Jerry Banik, March, 2026

Wolf Lake’s story goes back to the Ice Age, a time when, we’re told, glaciers gouged out Lake Michigan.  About 1,000 years ago there had been a bay on Lake Michigan’s south west edge, roughly where the Indiana/Illinois state line is today. 

Currents ran down Lake Michigan’s western shores, picking up sand and sediment along the way, and depositing enough of it to cut off the bay from the big lake, creating Wolf Lake, labeled “Sheffield Bay” in this 1874 map. 

The new lake was connected to Lake Michigan by only a short, shallow channel, later to be called the Wolf River.  Today’s “Amaizo Channel” is a remnant of that inlet.

Wolf Lake has been called the lake that won’t die.  Since the arrival of the first European settlers, It has been battered, beaten, abused, reshaped, dredged, filled and sliced into sections.  It has also been a source of fun and recreation for countless swimmers, fishermen, boaters and others. 
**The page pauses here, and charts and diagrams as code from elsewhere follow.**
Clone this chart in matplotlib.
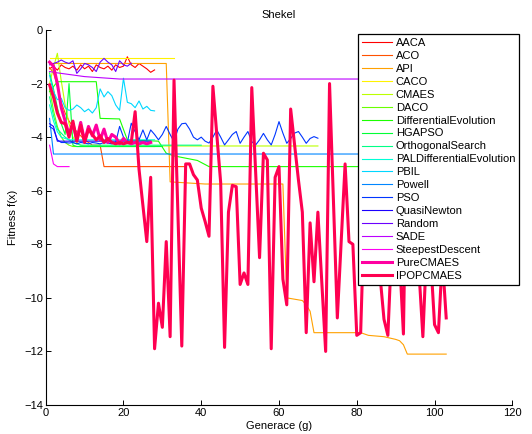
import matplotlib
matplotlib.use("Agg")
import matplotlib.pyplot as plt
from matplotlib.colors import hsv_to_rgb

plt.rcParams["font.family"] = ["Liberation Sans", "DejaVu Sans"]

# ---- best fitness per generation for each optimiser ----
aaca_g = list(range(1, 29))
aaca_f = [-1.45, -1.35, -1.5, -1.3, -1.4, -1.45, -1.35, -1.5, -1.3, -1.45,
          -1.35, -1.55, -1.3, -1.4, -1.45, -1.35, -1.5, -1.3, -1.4, -1.35,
          -1.0, -1.3, -1.4, -1.25, -1.35, -1.45, -1.58, -1.49]

aco_g = [1, 2, 3, 4, 5, 6, 7, 8, 9, 10, 11, 12, 13, 14, 15, 36]
aco_f = [-1.4, -1.6, -2.1, -2.7, -3.1, -3.4, -3.6, -3.8, -3.95, -4.1,
         -4.2, -4.3, -4.3, -4.3, -5.1, -5.1]

api_g = [1, 31, 32, 41, 61, 62, 66, 67, 68, 69, 81, 83, 87, 90, 91, 92, 93, 103]
api_f = [-1.25, -1.25, -5.67, -5.75, -5.75, -10.0, -10.1, -10.26, -10.5, -11.3,
         -11.3, -11.4, -11.45, -11.55, -11.6, -11.75, -12.1, -12.1]

caco_g = [1, 33]
caco_f = [-1.05, -1.05]

cmaes_g = [1, 2, 3, 4, 5, 6, 7, 8, 9, 10, 70]
cmaes_f = [-2.0, -1.4, -0.87, -1.9, -2.8, -3.5, -4.0, -4.2, -4.3, -4.33, -4.33]

daco_g = [1, 2, 3, 4, 5, 6, 7, 28]
daco_f = [-2.2, -3.0, -3.6, -4.0, -4.2, -4.3, -4.35, -4.35]

de_g = [1, 3, 13, 14, 19, 21, 29, 31, 33, 39, 42, 103]
de_f = [-2.3, -1.93, -1.93, -3.3, -3.32, -4.1, -4.15, -4.6, -4.7, -4.87, -5.1, -5.1]

hgapso_g = [1, 2, 3, 4, 5, 6, 7, 8, 30]
hgapso_f = [-1.6, -2.2, -2.9, -3.5, -3.9, -2.0, -4.3, -4.35, -4.35]

orth_g = [1, 2, 3, 5, 7, 9, 40]
orth_f = [-2.5, -3.2, -3.7, -4.0, -4.2, -4.3, -4.3]

pal_g = [1, 2, 3, 4, 6, 28]
pal_f = [-2.8, -3.4, -3.8, -4.0, -4.1, -4.1]

pbil_g = list(range(1, 29))
pbil_f = [-1.7, -2.3, -2.6, -2.55, -2.9, -3.0, -2.95, -2.8, -2.9, -3.05,
          -2.95, -3.1, -2.9, -2.2, -2.5, -2.3, -2.45, -2.8, -3.0, -1.8,
          -2.7, -2.75, -2.9, -2.65, -2.95, -2.85, -3.0, -3.02]

powell_g = [1, 2, 103]
powell_f = [-3.3, -4.63, -4.63]

pso_g = list(range(1, 71))
pso_f = [-3.6, -3.7, -4.1, -4.2, -4.2, -4.22, -4.2, -4.25, -4.2, -4.22,
         -4.25, -4.2, -4.22, -4.25, -4.2, -4.22, -4.25, -4.2, -3.6, -4.0,
         -4.2, -3.48, -3.8, -4.1, -3.73, -4.1, -3.73, -3.9, -4.1, -3.9,
         -3.6, -3.9, -4.17, -3.7, -3.5, -3.48, -3.7, -4.0, -4.1, -4.0,
         -4.15, -4.22, -4.0, -3.73, -4.0, -4.29, -4.1, -3.9, -3.79, -4.23,
         -4.0, -3.79, -4.17, -4.29, -4.1, -3.86, -4.1, -4.29, -3.9, -3.42,
         -3.85, -4.23, -4.05, -3.85, -3.79, -4.0, -4.23, -4.05, -3.98, -4.04]

qn_g = [1, 2, 3, 27]
qn_f = [-3.5, -3.6, -4.15, -4.15]

random_g = list(range(1, 23))
random_f = [-1.3, -1.25, -1.2, -1.12, -1.2, -1.25, -1.15, -1.62, -1.45, -1.25,
            -1.3, -1.4, -1.55, -1.2, -1.06, -1.2, -1.3, -1.55, -1.15, -1.3,
            -1.35, -1.24]

sade_g = [1, 3, 10, 19, 103]
sade_f = [-1.55, -1.6, -1.74, -1.83, -1.83]

steepest_g = [1, 2, 3, 6]
steepest_f = [-4.3, -5.0, -5.1, -5.1]

pure_g = list(range(1, 28))
pure_f = [-1.2, -1.35, -2.0, -2.9, -3.4, -3.9, -3.5, -4.1, -3.45, -4.15,
          -3.6, -3.95, -3.55, -4.1, -3.7, -4.2, -3.9, -4.0, -4.25, -4.05,
          -4.2, -4.25, -4.2, -4.25, -4.2, -4.25, -4.2]

ipop_g = list(range(1, 25)) + [26, 27, 28, 29, 30, 31, 32, 33, 35, 36, 37, 38,
         39, 40, 41, 42, 43, 45, 46, 47, 48, 49, 50, 51, 52, 53, 55, 56, 57,
         58, 59, 60, 61, 62, 63, 65, 66, 67, 68, 69, 70, 72, 73, 75, 77, 78,
         79, 80, 81, 82, 83, 84, 85, 86, 87, 88, 89, 90, 91, 92, 93, 94, 95,
         96, 97, 98, 99, 100, 101, 102, 103]
ipop_f = [-2.05, -2.5, -3.1, -3.45, -3.5, -4.0, -3.4, -4.15, -3.55, -4.2,
          -3.7, -3.9, -4.1, -3.95, -4.2, -4.05, -4.2, -4.25, -4.2, -4.25,
          -4.2, -4.2, -3.05, -5.2,
          -7.9, -5.5, -11.9, -10.2, -11.1, -7.9, -11.45, -1.87, -11.8, -5.0,
          -5.0, -5.4, -5.6, -6.65, -7.15, -7.7, -2.1, -5.7, -11.85, -6.8,
          -5.8, -5.85, -9.5, -9.07, -9.5, -2.15, -8.5, -4.6, -4.85, -11.9,
          -5.5, -5.1, -9.3, -10.26, -2.95, -5.6, -6.8, -11.3, -7.2, -9.4,
          -6.8, -12.0, -2.0, -10.75, -5.0, -7.9, -8.0, -11.4, -11.3, -6.5,
          -2.2, -5.5, -7.0, -9.2, -10.8, -11.4, -8.0, -6.0, -8.5, -11.35,
          -2.3, -5.5, -7.5, -9.0, -11.45, -8.0, -8.5, -11.0, -11.3, -8.5,
          -10.75]

names = ["AACA", "ACO", "API", "CACO", "CMAES", "DACO", "DifferentialEvolution",
         "HGAPSO", "OrthogonalSearch", "PALDifferentialEvolution", "PBIL",
         "Powell", "PSO", "QuasiNewton", "Random", "SADE", "SteepestDescent",
         "PureCMAES", "IPOPCMAES"]
series = [(aaca_g, aaca_f), (aco_g, aco_f), (api_g, api_f), (caco_g, caco_f),
          (cmaes_g, cmaes_f), (daco_g, daco_f), (de_g, de_f),
          (hgapso_g, hgapso_f), (orth_g, orth_f), (pal_g, pal_f),
          (pbil_g, pbil_f), (powell_g, powell_f), (pso_g, pso_f),
          (qn_g, qn_f), (random_g, random_f), (sade_g, sade_f),
          (steepest_g, steepest_f), (pure_g, pure_f), (ipop_g, ipop_f)]

W, H = 532, 434
fig = plt.figure(figsize=(W / 100, H / 100), dpi=100)
ax = fig.add_axes([45.7 / W, 1 - 405 / H, (512.3 - 45.7) / W, (405 - 30) / H])

n = len(names)
for i, (name, (g, f)) in enumerate(zip(names, series)):
    color = hsv_to_rgb((i / n, 1.0, 1.0))
    thick = name in ("PureCMAES", "IPOPCMAES")
    ax.plot(g, f, color=color, lw=2.2 if thick else 0.8, label=name)

ax.set_xlim(0, 120)
ax.set_ylim(-14, 0)
ax.set_xticks(range(0, 121, 20))
ax.set_yticks(range(-14, 1, 2))
ax.set_yticklabels(["\u221214", "\u221212", "\u221210", "\u22128", "\u22126",
                    "\u22124", "\u22122", "0"])
ax.tick_params(direction="in", length=3.5, width=0.7, labelsize=8, pad=2)
for side in ("top", "right"):
    ax.spines[side].set_visible(False)
for side in ("left", "bottom"):
    ax.spines[side].set_linewidth(0.8)

ax.set_title("Shekel", fontsize=8, pad=9)
ax.set_xlabel("Generace (g)", fontsize=8, labelpad=2)
ax.set_ylabel("Fitness f(x)", fontsize=8, labelpad=4)

leg = ax.legend(loc="upper left", bbox_to_anchor=(358 / W, 1 - 34 / H),
                bbox_transform=fig.transFigure, fontsize=8, frameon=True,
                fancybox=False, edgecolor="black", framealpha=1,
                handlelength=2.7, handletextpad=0.35, labelspacing=0.265,
                borderpad=0.35, borderaxespad=0)
leg.get_frame().set_linewidth(0.9)

fig.savefig("out.png", dpi=100)
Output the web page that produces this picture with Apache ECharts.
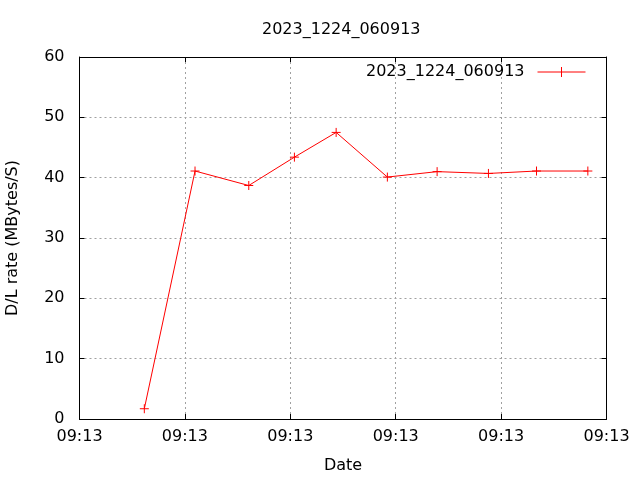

Many stories remind us of its historical significance to Whiting and Robertsdale. Here are just a few of them.


Jefferson Davis, the only president of the Confederated States of America

  • In the late 1820s, before industrial pollution filled our sky, is it possible it was love that was in the air? 

A young army Lieutenant, Jefferson Davis (yes, that Jefferson Davis) had been sent by the U.S. military to survey land around the mouths of the Chicago, the Calumet and the Wolf Rivers for a site on which to build a replacement for Chicago’s historically important Fort Dearborn. 

The story goes that Davis was favoring the Wolf River location, but then abandoned that plan in order to recommend that the army rebuild on the Chicago site, because he had a sweetheart there, and her father owned property around that site. 

A December, 1920 Lake County Times headline

  • Despite early studies and maps describing Wolf Lake as being only 2-4 feet deep, as early as 1875 government engineers said it would make a fine harbor that could be “developed with very moderate cost, bringing millions of wealth to the State (Indianapolis Journal).”  In the 1880s, a 600-foot pier into Lake Michigan existed at the mouth of the Wolf River.  Channels had been dredged connecting George Lake, Hyde Lake, and the Calumet River to Wolf Lake, but an 1893 engineering report to the U.S. Congress said the channels “had lately been closed up with earthen dams.”  For decades developers continued to push for the harbor, but every plan ended up in history’s dust bin.   Again, in 1920,  after a half century, developers were still calling for the creation of a Wolf Lake harbor.

Library of Congress photo

  • Armies of cutters once harvested ice from both Wolf Lake and George Lake.  Ice companies, among them Knickerbocker, Swift & Company, Otto Haehnel & Sons, G.H. Hammond and Consumers Ice, dotted Wolf Lake from its southern end near today’s 136th Street in North Hammond to its northern shore.  By the way, do you say George Lake, or Lake George?  It’s been called both over the years.  You choose.  Either way someone will say you’re dyslexic.

  • Sometimes it seemed Mother Nature sought revenge for what industry was doing to her lake.  An August, 1890 newspaper carried the story of a summer storm:  “Huge trees were torn up by the roots and carried away.  Everything in the path of the tempest was destroyed.  The G.H. Hammond ice house at Wolf Lake was lifted from its foundation and destroyed, and it is reported that several people who sought shelter there were killed.  A man named Fisher was struck by the flying timber and had his leg broken and is internally injured.”  And in yet another story from 1900, “John Murray, a sailor from Buffalo, N.Y., was accidentally locked in an ice house at Wolf Lake, Ind., and when released the next day was nearly frozen.”